Section 6864 provides the length of time that notice must be published, and for insertion in a newspaper published in and having general circulation in the county, or, if there be none such, then in a newspaper having general circulation in the county.
Section 6252 does not specify any length of time for publishing certain notices, but provides for a publication in addition to that provided in other sections of the code (Section 6255). The language is:
“In counties having cities of eight thousand inhabitants or more, not the county seat of such counties, additional publication of such notices shall be made, in two newspapers of opposite politics in such city.”
Section 6864 relates specifically to the length of time road notices shall be published, and Section 6252 relates generally to the publicity to be given certain proclamations, orders and notices, at the discretion of public officers, and requires an additional publication that will give notice to the citizens in all parts of the county.
Both these laws are statutes of a general nature, having uniform operation throughout the state, and will be construed in pari materia.
The other question presented is with reference *466to the application of Section 5639-1, General Code, which provides that the county commissioners shall give fifteen days notice of the submission of any such question by publication in at least two newspapers of opposite politics having- general circulation in said county, which notice shall be published once a week for two consecutive weeks, etc. The notice required by this section of the code is a notice of an election, and its publication is clearly subject to the requirements of Section 6252, General 'Code.
The concluding part of the brief of counsel for plaintiff urges that the court consider changed conditions, and the advisability of opening the roadway in question and building the bridge.
The law vests in the board of county commissioners discretion to determine the advisability of proposed improvements of this character. The question of the expenditure of money for such improvement, to be raised by taxation, must be submitted to a vote of the people, and their action in voting for or against the tax levy is final. We know of no limitation on the power of the voters to tax themselves for local or county improvements except statutory limitations.
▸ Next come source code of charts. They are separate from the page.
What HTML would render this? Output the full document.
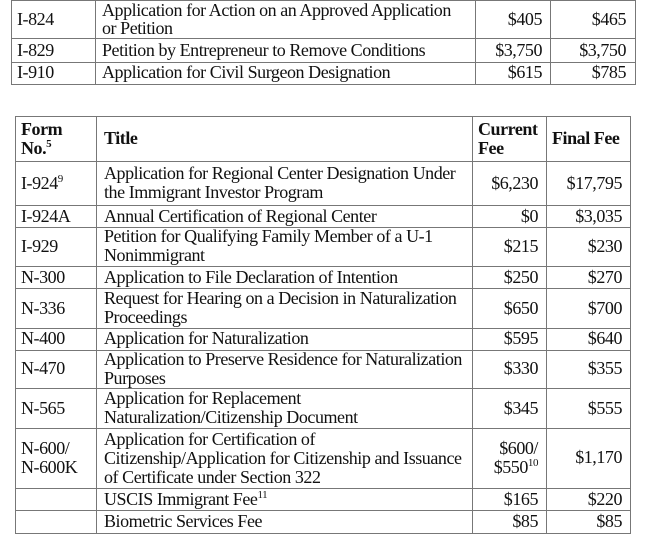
<!DOCTYPE html>
<html><head><meta charset="utf-8"><style>
html,body{margin:0;padding:0;background:#fff;width:649px;height:546px;overflow:hidden}
body{position:relative;font-family:"Liberation Serif",serif;font-size:18px;color:#111}
.h{position:absolute;height:1px;background:#777}
.v{position:absolute;width:1px;background:#777}
.t{position:absolute;line-height:19px;white-space:nowrap;letter-spacing:-0.45px}
.r{text-align:right}
b{font-weight:bold}
sup{font-size:11px;line-height:0;vertical-align:7px}
</style></head><body>
<!-- top table -->
<div class="h" style="left:11px;width:625px;top:0px"></div>
<div class="h" style="left:11px;width:625px;top:38px"></div>
<div class="h" style="left:11px;width:625px;top:62px"></div>
<div class="h" style="left:11px;width:625px;top:84px"></div>
<div class="v" style="left:11px;top:0;height:85px"></div>
<div class="v" style="left:95px;top:0;height:85px"></div>
<div class="v" style="left:475px;top:0;height:85px"></div>
<div class="v" style="left:550px;top:0;height:85px"></div>
<div class="v" style="left:635px;top:0;height:85px"></div>
<div class="t" style="left:17px;top:10px">I-824</div>
<div class="t" style="left:102px;top:1px">Application for Action on an Approved Application</div>
<div class="t" style="left:102px;top:19px">or Petition</div>
<div class="t r" style="left:475px;width:67px;top:10px">$405</div>
<div class="t r" style="left:550px;width:76px;top:10px">$465</div>
<div class="t" style="left:17px;top:41px">I-829</div>
<div class="t" style="left:102px;top:41px">Petition by Entrepreneur to Remove Conditions</div>
<div class="t r" style="left:475px;width:67px;top:41px">$3,750</div>
<div class="t r" style="left:550px;width:76px;top:41px">$3,750</div>
<div class="t" style="left:17px;top:63px">I-910</div>
<div class="t" style="left:102px;top:63px">Application for Civil Surgeon Designation</div>
<div class="t r" style="left:475px;width:67px;top:63px">$615</div>
<div class="t r" style="left:550px;width:76px;top:63px">$785</div>

<!-- bottom table -->
<div class="h" style="left:15px;width:616px;top:116px"></div>
<div class="h" style="left:15px;width:616px;top:161px"></div>
<div class="h" style="left:15px;width:616px;top:205px"></div>
<div class="h" style="left:15px;width:616px;top:227px"></div>
<div class="h" style="left:15px;width:616px;top:266px"></div>
<div class="h" style="left:15px;width:616px;top:288px"></div>
<div class="h" style="left:15px;width:616px;top:328px"></div>
<div class="h" style="left:15px;width:616px;top:350px"></div>
<div class="h" style="left:15px;width:616px;top:388px"></div>
<div class="h" style="left:15px;width:616px;top:428px"></div>
<div class="h" style="left:15px;width:616px;top:488px"></div>
<div class="h" style="left:15px;width:616px;top:510px"></div>
<div class="h" style="left:15px;width:616px;top:533px"></div>
<div class="v" style="left:15px;top:116px;height:418px"></div>
<div class="v" style="left:96px;top:116px;height:418px"></div>
<div class="v" style="left:472px;top:116px;height:418px"></div>
<div class="v" style="left:546px;top:116px;height:418px"></div>
<div class="v" style="left:630px;top:116px;height:418px"></div>

<div class="t" style="left:21px;top:120px"><b>Form</b></div>
<div class="t" style="left:21px;top:139px"><b>No.<sup>5</sup></b></div>
<div class="t" style="left:104px;top:129px"><b>Title</b></div>
<div class="t" style="left:478px;top:120px"><b>Current</b></div>
<div class="t" style="left:478px;top:139px"><b>Fee</b></div>
<div class="t" style="left:552px;top:129px"><b>Final Fee</b></div>

<div class="t" style="left:21px;top:174px">I-924<sup>9</sup></div>
<div class="t" style="left:104px;top:164px">Application for Regional Center Designation Under</div>
<div class="t" style="left:104px;top:183px">the Immigrant Investor Program</div>
<div class="t r" style="left:472px;width:66px;top:174px">$6,230</div>
<div class="t r" style="left:546px;width:76px;top:174px">$17,795</div>

<div class="t" style="left:21px;top:207px">I-924A</div>
<div class="t" style="left:104px;top:207px">Annual Certification of Regional Center</div>
<div class="t r" style="left:472px;width:66px;top:207px">$0</div>
<div class="t r" style="left:546px;width:76px;top:207px">$3,035</div>

<div class="t" style="left:21px;top:237px">I-929</div>
<div class="t" style="left:104px;top:227px">Petition for Qualifying Family Member of a U-1</div>
<div class="t" style="left:104px;top:246px">Nonimmigrant</div>
<div class="t r" style="left:472px;width:66px;top:237px">$215</div>
<div class="t r" style="left:546px;width:76px;top:237px">$230</div>

<div class="t" style="left:21px;top:268px">N-300</div>
<div class="t" style="left:104px;top:268px">Application to File Declaration of Intention</div>
<div class="t r" style="left:472px;width:66px;top:268px">$250</div>
<div class="t r" style="left:546px;width:76px;top:268px">$270</div>

<div class="t" style="left:21px;top:299px">N-336</div>
<div class="t" style="left:104px;top:289px">Request for Hearing on a Decision in Naturalization</div>
<div class="t" style="left:104px;top:308px">Proceedings</div>
<div class="t r" style="left:472px;width:66px;top:299px">$650</div>
<div class="t r" style="left:546px;width:76px;top:299px">$700</div>

<div class="t" style="left:21px;top:329px">N-400</div>
<div class="t" style="left:104px;top:329px">Application for Naturalization</div>
<div class="t r" style="left:472px;width:66px;top:329px">$595</div>
<div class="t r" style="left:546px;width:76px;top:329px">$640</div>

<div class="t" style="left:21px;top:359px">N-470</div>
<div class="t" style="left:104px;top:350px">Application to Preserve Residence for Naturalization</div>
<div class="t" style="left:104px;top:369px">Purposes</div>
<div class="t r" style="left:472px;width:66px;top:359px">$330</div>
<div class="t r" style="left:546px;width:76px;top:359px">$355</div>

<div class="t" style="left:21px;top:399px">N-565</div>
<div class="t" style="left:104px;top:389px">Application for Replacement</div>
<div class="t" style="left:104px;top:408px">Naturalization/Citizenship Document</div>
<div class="t r" style="left:472px;width:66px;top:399px">$345</div>
<div class="t r" style="left:546px;width:76px;top:399px">$555</div>

<div class="t" style="left:21px;top:439px">N-600/</div>
<div class="t" style="left:21px;top:458px">N-600K</div>
<div class="t" style="left:104px;top:430px">Application for Certification of</div>
<div class="t" style="left:104px;top:449px">Citizenship/Application for Citizenship and Issuance</div>
<div class="t" style="left:104px;top:468px">of Certificate under Section 322</div>
<div class="t r" style="left:472px;width:66px;top:439px">$600/</div>
<div class="t r" style="left:472px;width:66px;top:458px">$550<sup>10</sup></div>
<div class="t r" style="left:546px;width:76px;top:448px">$1,170</div>

<div class="t" style="left:104px;top:490px">USCIS Immigrant Fee<sup>11</sup></div>
<div class="t r" style="left:472px;width:66px;top:490px">$165</div>
<div class="t r" style="left:546px;width:76px;top:490px">$220</div>

<div class="t" style="left:104px;top:512px">Biometric Services Fee</div>
<div class="t r" style="left:472px;width:66px;top:512px">$85</div>
<div class="t r" style="left:546px;width:76px;top:512px">$85</div>
</body></html>
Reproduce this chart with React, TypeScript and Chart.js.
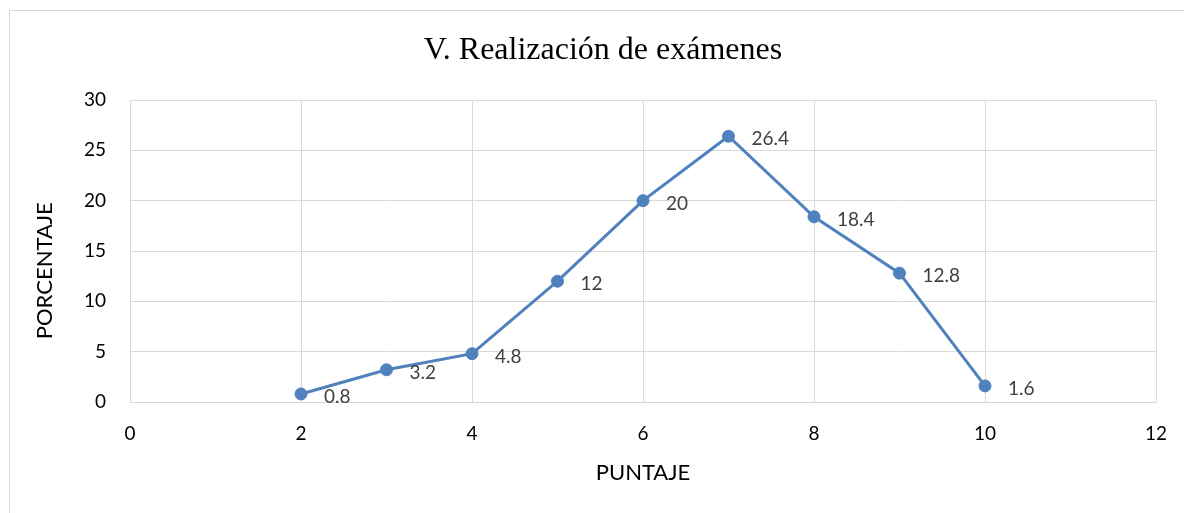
import React, { useEffect, useRef } from "react";
import { Chart, registerables } from "chart.js";

Chart.register(...registerables);

const chartTitle = "V. Realización de exámenes";
const xAxisTitle = "PUNTAJE";
const yAxisTitle = "PORCENTAJE";
const puntajes = [2, 3, 4, 5, 6, 7, 8, 9, 10];
const porcentajes = [0.8, 3.2, 4.8, 12, 20, 26.4, 18.4, 12.8, 1.6];
const xRange = [0, 12];
const yRange = [0, 30];

const LINE_COLOR = "#4f81bd";
const GRID_COLOR = "#d9d9d9";
const SANS = "Lato, 'Open Sans', sans-serif";

const dataLabelPlugin = {
  id: "dataLabels",
  afterDatasetsDraw(chart: any) {
    const { ctx } = chart;
    const meta = chart.getDatasetMeta(0);
    ctx.save();
    ctx.font = `19px ${SANS}`;
    ctx.fillStyle = "#404040";
    ctx.textAlign = "left";
    ctx.textBaseline = "middle";
    meta.data.forEach((pt: any, i: number) => {
      ctx.fillText(String(porcentajes[i]), pt.x + 23, pt.y + 3);
    });
    ctx.restore();
  },
};

export default function App() {
  const canvasRef = useRef<HTMLCanvasElement | null>(null);

  useEffect(() => {
    if (!canvasRef.current) return;
    const chart = new Chart(canvasRef.current, {
      type: "line",
      data: {
        datasets: [
          {
            label: "Porcentaje",
            data: puntajes.map((x, i) => ({ x, y: porcentajes[i] })),
            borderColor: LINE_COLOR,
            backgroundColor: LINE_COLOR,
            borderWidth: 3,
            pointRadius: 6,
            pointBorderWidth: 1,
            pointBackgroundColor: LINE_COLOR,
            pointBorderColor: LINE_COLOR,
            tension: 0,
            fill: false,
            xAxisID: "x",
            yAxisID: "y",
          },
        ],
      },
      options: {
        animation: false,
        responsive: false,
        maintainAspectRatio: false,
        layout: { padding: { left: 12, right: 0, top: 0, bottom: 0 } },
        plugins: {
          legend: { display: false },
          tooltip: { enabled: false },
          title: {
            display: true,
            text: chartTitle,
            color: "#000000",
            font: { family: "'Liberation Serif', 'Times New Roman', serif", size: 32, weight: "normal" },
            padding: { top: 20.5, bottom: 30.1 },
          },
        },
        scales: {
          x: {
            type: "linear",
            min: xRange[0],
            max: xRange[1],
            afterFit: (scale: any) => {
              scale.height = 111;
            },
            ticks: {
              stepSize: 2,
              padding: 3,
              color: "#000000",
              font: { family: SANS, size: 19 },
            },
            grid: {
              color: GRID_COLOR,
              lineWidth: 1,
              drawTicks: true,
              tickLength: 17,
              tickColor: "rgba(0,0,0,0)",
            },
            border: { color: GRID_COLOR, width: 1 },
            title: {
              display: true,
              text: xAxisTitle,
              color: "#000000",
              font: { family: SANS, size: 22 },
              padding: { top: 0, bottom: 27 },
            },
          },
          y: {
            type: "linear",
            position: "left",
            min: yRange[0],
            max: yRange[1],
            afterFit: (scale: any) => {
              scale.width = 108;
            },
            ticks: {
              stepSize: 5,
              padding: 24,
              color: "#000000",
              font: { family: SANS, size: 19 },
            },
            grid: { color: GRID_COLOR, lineWidth: 1, drawTicks: false },
            border: { color: GRID_COLOR, width: 1 },
            title: {
              display: true,
              text: yAxisTitle + "       ",
              color: "#000000",
              font: { family: SANS, size: 22 },
              padding: { top: 10, bottom: 0 },
            },
          },
          yRight: {
            type: "linear",
            position: "right",
            display: true,
            afterFit: (scale: any) => {
              scale.width = 28;
            },
            ticks: { display: false },
            grid: { display: false, drawTicks: false },
            border: { display: false },
          },
        },
      },
      plugins: [dataLabelPlugin],
    });
    return () => chart.destroy();
  }, []);

  return (
    <div
      style={{
        position: "absolute",
        left: 9,
        top: 10,
        width: 1175,
        height: 503,
        boxSizing: "border-box",
        borderTop: `1px solid ${GRID_COLOR}`,
        borderLeft: `1px solid ${GRID_COLOR}`,
        background: "#ffffff",
        overflow: "hidden",
      }}
    >
      <canvas ref={canvasRef} width={1174} height={502} style={{ display: "block" }} />
    </div>
  );
}
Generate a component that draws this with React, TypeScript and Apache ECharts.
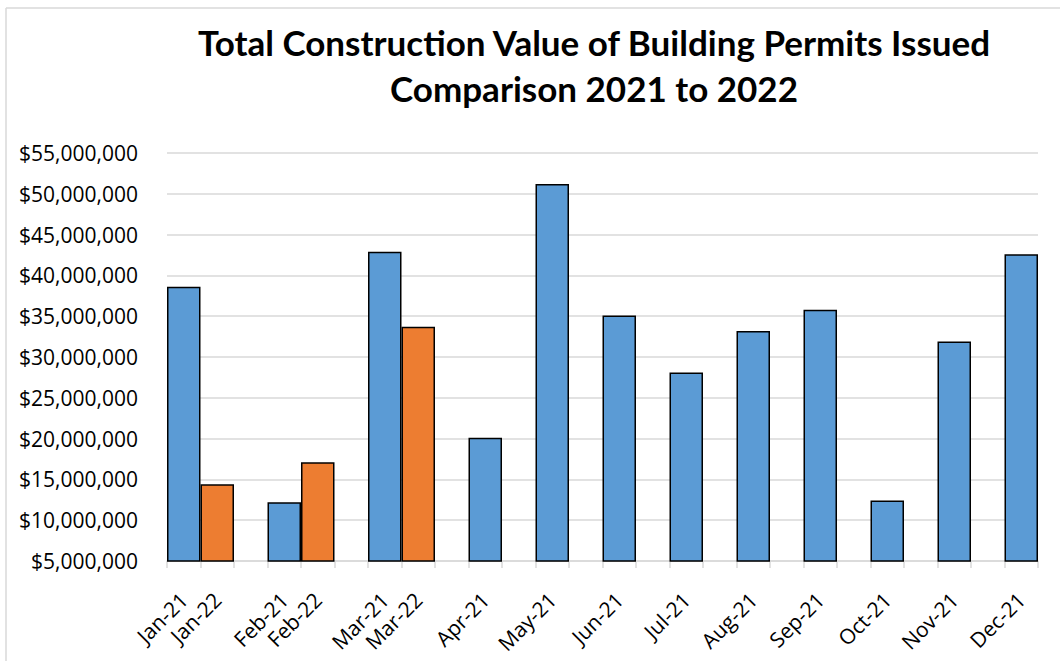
import React, { useEffect, useRef } from "react";
import * as echarts from "echarts";

const titleLines = [
  "Total Construction Value of Building Permits Issued",
  "Comparison 2021 to 2022",
];

const categories = [
  "Jan-21", "Jan-22", "",
  "Feb-21", "Feb-22", "",
  "Mar-21", "Mar-22", "",
  "Apr-21", "", "May-21", "", "Jun-21", "", "Jul-21", "",
  "Aug-21", "", "Sep-21", "", "Oct-21", "", "Nov-21", "", "Dec-21",
];

const values2021 = [
  38600000, null, null,
  12200000, null, null,
  42900000, null, null,
  20100000, null, 51200000, null, 35100000, null, 28100000, null,
  33200000, null, 35800000, null, 12400000, null, 31900000, null, 42600000,
];

const values2022 = [
  null, 14400000, null,
  null, 17100000, null,
  null, 33700000, null,
  null, null, null, null, null, null, null, null,
  null, null, null, null, null, null, null, null, null,
];

const yMin = 5000000;
const yMax = 55000000;
const yStep = 5000000;

const fmt = (v: number) => "$" + v.toLocaleString("en-US");

export default function App() {
  const ref = useRef<HTMLDivElement>(null);
  useEffect(() => {
    if (!ref.current) return;
    const chart = echarts.init(ref.current, null, { renderer: "svg" });
    chart.setOption({
      animation: false,
      backgroundColor: "#fff",
      grid: { left: 167, right: 22, top: 153, bottom: 100, containLabel: false },
      graphic: [
        { type: "line", shape: { x1: 6, y1: 8, x2: 6, y2: 661 }, style: { stroke: "#d9d9d9", lineWidth: 1.5 } },
        { type: "line", shape: { x1: 6, y1: 8, x2: 1060, y2: 8 }, style: { stroke: "#d9d9d9", lineWidth: 1.5 } },
        {
          type: "text", x: 594, y: 42,
          style: { text: titleLines[0], textAlign: "center", textVerticalAlign: "middle", fontFamily: "Lato", fontWeight: "bold", fontSize: 35, fill: "#000" },
        },
        {
          type: "text", x: 594, y: 88,
          style: { text: titleLines[1], textAlign: "center", textVerticalAlign: "middle", fontFamily: "Lato", fontWeight: "bold", fontSize: 35, fill: "#000" },
        },
      ],
      xAxis: {
        type: "category",
        data: categories,
        boundaryGap: true,
        axisLine: { show: true, lineStyle: { color: "#d9d9d9", width: 1.5 } },
        axisTick: { show: true, alignWithLabel: false, interval: 0, length: 7, lineStyle: { color: "#d9d9d9", width: 1.5 } },
        axisLabel: { interval: 0, rotate: 45, margin: 35, fontFamily: "Open Sans", fontSize: 21, color: "#000" },
        splitLine: { show: false },
      },
      yAxis: {
        type: "value",
        min: yMin,
        max: yMax,
        interval: yStep,
        axisLine: { show: false },
        axisTick: { show: false },
        axisLabel: { margin: 29, formatter: (v: number) => fmt(v), fontFamily: "Open Sans", fontSize: 21, color: "#000" },
        splitLine: { show: true, lineStyle: { color: "#d9d9d9", width: 1.5 } },
      },
      series: [
        {
          name: "2021",
          type: "bar",
          stack: "all",
          data: values2021,
          barCategoryGap: "0%",
          itemStyle: { color: "#5B9BD5", borderColor: "#000", borderWidth: 1.5 },
        },
        {
          name: "2022",
          type: "bar",
          stack: "all",
          data: values2022,
          barCategoryGap: "0%",
          itemStyle: { color: "#ED7D31", borderColor: "#000", borderWidth: 1.5 },
        },
      ],
    });
    return () => chart.dispose();
  }, []);
  return <div ref={ref} style={{ position: "fixed", left: 0, top: 0, width: 1060, height: 661 }} />;
}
This court is not authorized to substitute its judgment for the discretion vested in the county commissioners, or for the decision of the people expressed by their votes cast for or against any improvement of this character, and it will not so do.
The statute prescribes the steps that must be taken before the county commissioners are vested with authority to declare the necessity for such improvement. The statutes also provide certain steps that must be taken before the question is *467submitted to a vote of tbe people. In the case at bar, these jurisdictional requirements were not complied with, as has been pointed out, and an injunction will be granted on that ground.
Injunction allowed.
Buchwalter and Hamilton, JJ., concur.